I was told to never correct the priest again…
Usually on a Sunday morning my grandfather would take us to his church and in the afternoon we would go to Chelsea Heights Sunday School. It was after a Sunday morning church service that I heard some men speaking to the priest about the Lord Jesus. The priest said that Jesus never cried while he was here on earth. One of my Sunday School lessons was about the different times that the Lord Jesus cried and I told the priest that there was a place in the Bible that says that Jesus cried. The priest was not very happy that a boy would speak out and correct a mistake that he made and neither were my parents or grandfather. I was told never to do that again.
I disagreed with God as to the seriousness of my sin…
That Sunday afternoon I related the incident to my Sunday School teacher and said I could not remember where in the Bible it said that Jesus cried. My teacher opened the Bible to John’s Gospel as well as Luke’s gospel and let me read what it said. When I saw that the Bible and the priest did not agree, I asked why. My teacher wisely said that not everyone believes what the Bible says. That statement was like an arrow in my own heart because I did not believe that I was as bad a sinner as the Bible says I am. From time to time I believed that God was speaking to me through things that happened in my life, yet could not face the truth that my sins would take me to hell. I disagreed with God as to the seriousness of my sin.
I could see no hope…
When I was seventeen, I was invited to Gospel Meetings at Chelsea Heights Gospel hall. After attending two nights, listening intently to the preachers, I came home convinced that I was not looking at myself the way God was. Sitting at my bedroom desk, I read and re-read gospel verses that I had learned and could see no hope of me ever being in Heaven when I died. While I knew what God said in the Bible about trusting the Lord Jesus as my Saviour, I could not accept that I was the sinner for whom Christ had died on the cross. Nothing seemed to make sense, so I gave up reading and went to bed.

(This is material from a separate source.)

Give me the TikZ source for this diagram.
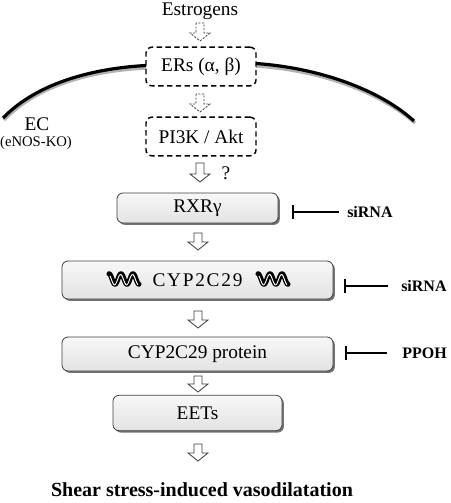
\documentclass[tikz,border=0pt]{standalone}
\usepackage{fontspec}
\setmainfont{Liberation Serif}
\usetikzlibrary{calc,shadows}
\begin{document}
\begin{tikzpicture}[x=0.75pt,y=-0.75pt,
  dbox/.style={draw=black, line width=1.1pt, dash pattern=on 4pt off 2.6pt, rounded corners=4.5pt, font=\fontsize{14.5}{16}\selectfont, inner sep=0pt},
  gbox/.style={draw=black!75, line width=0.6pt, rounded corners=4.5pt, top color=gray!6, bottom color=gray!22,
     drop shadow={shadow xshift=1.4pt, shadow yshift=-1.4pt, fill=black!55, opacity=1},
     font=\fontsize{14.5}{16}\selectfont, inner sep=0pt},
  barr/.style={draw=black!75, fill=white, line width=0.6pt, line join=miter},
  darr/.style={draw=black!75, fill=white, line width=0.6pt, dash pattern=on 1.6pt off 1.1pt},
  inh/.style={line width=1.5pt},
  lab/.style={font=\fontsize{12}{14}\bfseries\selectfont},
  txt/.style={font=\fontsize{14.5}{16}\selectfont, inner sep=0pt}
]
\useasboundingbox (0,0) rectangle (450,503);
\newcommand{\blockarr}[3][barr]{%
  \draw[#1] ($(#2)+(-4,0)$) -- ($(#3)+(-4,-8)$) -- ($(#3)+(-10,-8)$) -- (#3) -- ($(#3)+(10,-8)$) -- ($(#3)+(4,-8)$) -- ($(#2)+(4,0)$) -- cycle;}
\newcommand{\wavy}[2]{%
  \draw[line width=3.8pt, line cap=round, line join=round] plot[domain=0:30, samples=61, smooth] ({#1+\x},{#2-5.2*cos(\x*30)});
  \draw[white, line width=0.7pt] plot[domain=1:29, samples=61, smooth] ({#1+\x},{#2+0.7-5.2*cos(\x*30+14)});}

% membrane
\draw[gray!60, line width=2.6pt] (4,120) .. controls (40,82) and (100,70) .. (146,68);
\draw[gray!60, line width=2.6pt] (256,66) .. controls (320,70) and (380,92) .. (415,123);
\draw[line width=2.4pt] (3,118) .. controls (40,80) and (100,68) .. (146,65.5);
\draw[line width=2.4pt] (256,63.5) .. controls (320,68) and (380,90) .. (414,121);

% texts
\node[txt] (est) at (200,11) {Estrogens};
\node[txt] (ec) at (37,124) {EC};
\node[font=\fontsize{11}{12}\selectfont, inner sep=0pt] (ko) at (36,143) {(eNOS-KO)};

% dashed boxes
\node[dbox, minimum width=82.5pt, minimum height=29pt] (ers) at (201,66.5) {ERs (α, β)};
\node[dbox, minimum width=82.5pt, minimum height=29pt] (pi3k) at (201,136.5) {PI3K / Akt};

% gray boxes
\node[gbox, minimum width=120.75pt, minimum height=22.5pt] (rxr) at (197.5,208) {RXRγ};
\node[gbox, minimum width=203.25pt, minimum height=28.5pt] (cyp) at (197.5,280) {\addfontfeature{LetterSpace=9}CYP2C29};
\node[gbox, minimum width=203.25pt, minimum height=25.5pt] (prot) at (197.5,354) {CYP2C29 protein};
\node[gbox, minimum width=126.75pt, minimum height=26.5pt] (eets) at (197.5,413) {EETs};
\node[font=\fontsize{15}{17}\bfseries\selectfont, inner sep=0pt] (shear) at (202,490) {Shear stress-induced vasodilatation};

\wavy{109}{279}
\wavy{258}{279}

% arrows
\coordinate (a1s) at (200,23); \coordinate (a1e) at (200,41);
\coordinate (a2s) at (200,94); \coordinate (a2e) at (200,112);
\coordinate (a3s) at (200,163); \coordinate (a3e) at (200,182);
\coordinate (a4s) at (198,233); \coordinate (a4e) at (198,250);
\coordinate (a5s) at (198,311); \coordinate (a5e) at (198,328);
\coordinate (a6s) at (198,376); \coordinate (a6e) at (198,392);
\coordinate (a7s) at (198,444); \coordinate (a7e) at (198,461);
\blockarr[darr]{a1s}{a1e}
\blockarr[darr]{a2s}{a2e}
\blockarr{a3s}{a3e}
\blockarr{a4s}{a4e}
\blockarr{a5s}{a5e}
\blockarr{a6s}{a6e}
\blockarr{a7s}{a7e}
\node[txt] (q) at (226,173) {?};

% inhibitors
\node[lab, anchor=west, inner sep=0pt] (si1) at (347,212) {siRNA};
\node[lab, anchor=west, inner sep=0pt] (si2) at (401,286) {siRNA};
\node[lab, anchor=west, inner sep=0pt] (ppoh) at (402,353) {PPOH};
\coordinate (b1) at (293,212); \coordinate (b2) at (345,286); \coordinate (b3) at (346,353);
\draw[inh] (b1) -- ([xshift=-6pt]si1.west);
\draw[inh] ($(b1)+(0,-7)$) -- ($(b1)+(0,7)$);
\draw[inh] (b2) -- ([xshift=-10pt]si2.west);
\draw[inh] ($(b2)+(0,-7)$) -- ($(b2)+(0,7)$);
\draw[inh] (b3) -- ([xshift=-11pt]ppoh.west);
\draw[inh] ($(b3)+(0,-7)$) -- ($(b3)+(0,7)$);
\end{tikzpicture}
\end{document}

The hardest thing was to stop arguing with God…
While lying in my bed, the thought came to me from a verse I had learned : “Christ died for the ungodly”. I knew that that was true and that I needed to accept it for myself. There has never been anything in my life that was harder to do than to stop arguing with God and to simply trust His Son!
Romans 5:6 For when we were yet without strength, in due time Christ died for the ungodly.
I trusted Him on January 13 1972…
While I was struggling with God’s Word another verse came to mind: “Whosoever believeth shall be saved” Just then it was as if it was the first time I heard God’s offer of forgiveness for my sins. I could see that I was the one person that God sent His Son into the world to save. I trusted Him just then and have not regretted it to this day.
Acts 16:31 And they said, Believe on the Lord Jesus Christ, and thou shalt be saved
That day was Thursday January 13th 1972. I do not remember what time it was, because I had no watch or clock to look at. However, while I was thanking God for saving me, the steam whistle blew at the factory across the river from our house, signaling that the eleven o’clock shift had started. I am still learning the truth of my introductory verse, “The entrance of your Word gives light.”